Serial Muslim Jepang #3: Keimanan itu Dipelajari dari Masa Lalu
Hari ini kali ketiga kami bicara dari hati ke hati. Kami adalah dua orang ibu yang sama-sama memiliki anak laki-laki. Perbedaan kami ada pada keimanan. Ibu yang duduk di hadapan saya belum beriman kepada Allah SWT. Pembicaraan kami seputar pendidikan anak laki-laki dan keimanan. Suami dan anak laki-laki dari ibu ini adalah muslim. Namun ibu ini masih merasa sebagai penganut Buddha meski saat menikah dulu tercatat agamanya Islam.
Pada pertemuan kedua kami pekan lalu, saya coba praktekkan apa yang sahabat muda kami, Kaiji Wada san, ajarkan tentang kiat mengajarkan keimanan kepada orang Jepang. Kata Kaiji san, keimanan adalah hal yang abstrak. Orang Jepang agak susah mengerti keimanan untuk hal yang belum terjadi. Keimanan lebih mudah dipahami jika kita bicara tentang masa yang sudah dilalui. Saya mencoba kiat dakwah ini kepada ibu Jepang ini. Beberapa contoh saya coba berikan untuk menjelaskan betapa segala hal yang sudah terjadi bukan lah suatu kebetulan. Semuanya terjadi atas kehendak Allah. Pekan lalu, Ibu Jepang ini hanya mengangguk dan tidak bercerita tentang kisahnya.
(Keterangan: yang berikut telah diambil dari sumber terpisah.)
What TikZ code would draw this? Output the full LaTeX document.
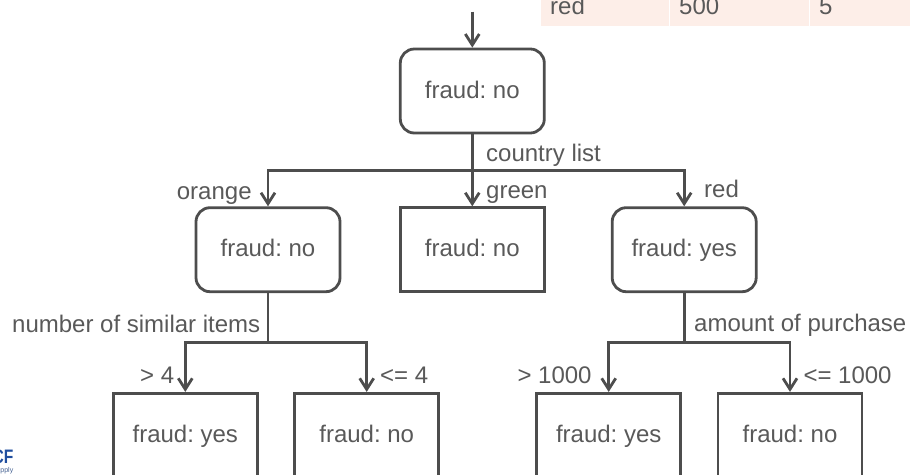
\documentclass[tikz,border=0pt]{standalone}
\usepackage{fontspec}
\setmainfont{Liberation Sans}
\usetikzlibrary{arrows.meta}
\definecolor{ink}{HTML}{4D4D4D}
\definecolor{txt}{HTML}{595959}
\definecolor{peach}{HTML}{FDEEE8}
\definecolor{logoblue}{HTML}{1F4E9E}
\tikzset{
  base/.style={draw=ink,line width=2.8pt,minimum width=144pt,minimum height=84pt,inner sep=0pt,
    text=txt,text height=14pt,text depth=0pt,font=\fontsize{24}{26}\selectfont\frenchspacing},
  sqbox/.style={base},
  rbox/.style={base,rounded corners=14pt},
  lbl/.style={text=txt,inner sep=0pt,anchor=base west,font=\fontsize{24}{26}\selectfont\frenchspacing},
  conn/.style={draw=ink,line width=2.8pt},
  arr/.style={conn,-{Straight Barb[length=11pt,width=14pt,line width=2.8pt]}}
}
\begin{document}
\begin{tikzpicture}[x=1pt,y=-1pt]
\useasboundingbox (0,0) rectangle (910,474);
\clip (0,0) rectangle (910,474);
% table strip
\fill[peach] (540.7,0) rectangle (668.6,25.7);
\fill[peach] (670,0) rectangle (808.6,25.7);
\fill[peach] (810,0) rectangle (910,25.7);
\node[lbl] (c1) at (550,14) {red};
\node[lbl] (c2) at (679,14) {500};
\node[lbl] (c3) at (819,14) {5};
% boxes
\node[rbox] (top) at (472.3,91) {fraud: no};
\node[rbox] (left) at (268,249.7) {fraud: no};
\node[sqbox] (mid) at (472.3,249.7) {fraud: no};
\node[rbox] (right) at (684.2,249.7) {fraud: yes};
\node[sqbox] (b1) at (185.3,435.3) {fraud: yes};
\node[sqbox] (b2) at (366.7,435.3) {fraud: no};
\node[sqbox] (b3) at (608.7,435.3) {fraud: yes};
\node[sqbox] (b4) at (790,435.3) {fraud: no};
% connectors
\coordinate (start) at (472.3,11.5);
\coordinate (j1) at (472.3,170.3);
\coordinate (j2) at (268,342.3);
\coordinate (j3) at (684.2,342.3);
\draw[arr] (start) -- (top.north);
\draw[conn] (top.south) -- (j1);
\draw[arr] (j1) -| (left.north);
\draw[arr] (j1) -- (mid.north);
\draw[arr] (j1) -| (right.north);
\draw[conn] (left.south) -- (j2);
\draw[arr] (j2) -| (b1.north);
\draw[arr] (j2) -| (b2.north);
\draw[conn] (right.south) -- (j3);
\draw[arr] (j3) -| (b3.north);
\draw[arr] (j3) -| (b4.north);
% labels
\node[lbl] (lcountry) at (486,161.7) {country list};
\node[lbl] (lorange) at (176.7,199) {orange};
\node[lbl] (lgreen) at (486,198.3) {green};
\node[lbl] (lred) at (704,197.7) {red};
\node[lbl] (lnum) at (12,332.7) {number of similar items};
\node[lbl] (lamt) at (694,331.7) {amount of purchase};
\node[lbl] (lg4) at (140,383) {> 4};
\node[lbl] (lle4) at (380,383) {<= 4};
\node[lbl] (lg1k) at (517.3,383) {> 1000};
\node[lbl] (lle1k) at (803.3,383) {<= 1000};
% logo fragment
\node[inner sep=0pt,anchor=base east,text=logoblue,xscale=0.8,font=\fontsize{19.5}{20}\selectfont\bfseries] (logo) at (13.5,463) {CF};
\node[inner sep=0pt,anchor=base east,text=logoblue!60!gray,font=\fontsize{7}{8}\selectfont] (logosub) at (13.5,472) {supply};
\end{tikzpicture}
\end{document}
Betapa terkejutnya saya, di pertemuan ketiga kami hari ini Ibu Jepang ini bercerita kisahnya. Bahwa kedatangannya ke Jepang bersama suami dan anaknya, bermula dari sebuah kejadian yang mengguncangkan keluarga kecil ini. Sang ayah mendapatkan hasil pemeriksaan dari dokter di negara asal mereka tinggal sebelumnya, bahwa ayah menderita kanker stadium 4. Ibu Jepang ini bercerita, itu awal mula kenapa mereka pindah ke Jepang, yaitu karena sang ayah mau berobat. Tidak terpikir oleh Ibu ini bahwa ini menjadi jalan baginya untuk mulai belajar Islam.
Lalu ia bertanya, bagaimana ini semua dapat terjadi? Kami buka Al-Qur’an masing-masing untuk mendapatkan jawaban tentang hidayah. “Barangsiapa yang dikehendaki Allah akan mendapatkan hidayah (petunjuk), niscaya Dia akan melapangkan dadanya untuk (menerima) Islam. Dan barangsiapa yang dikehendaki Allah menjadi sesat, niscaya Allah jadikan dadanya sempit dan sesak seolah-olah ia sedang mendaki ke langit. Demikianlah Allah menimpakan siksa kepada orang-orang yang tidak beriman.” (Qur’an Surat Al-An’am (6) ayat 125). Saya membaca terjemahan dalam bahasa Indonesia, dan si Ibu membaca terjemahan dalam bahasa Jepang.
Ibu ini mengangguk-angguk. Ayat ini seolah-olah berbicara padanya, menjelaskan segala pertanyaan yang mungkin mengganggu pikirannya. Saya lihat di matanya dan juga saya rasakan getaran suara dari setiap kalimat penuh makna yang diucapkannya. Secercah keimanan semoga mulai Allah teteskan di hatinya. Aamiin yaa Rabb.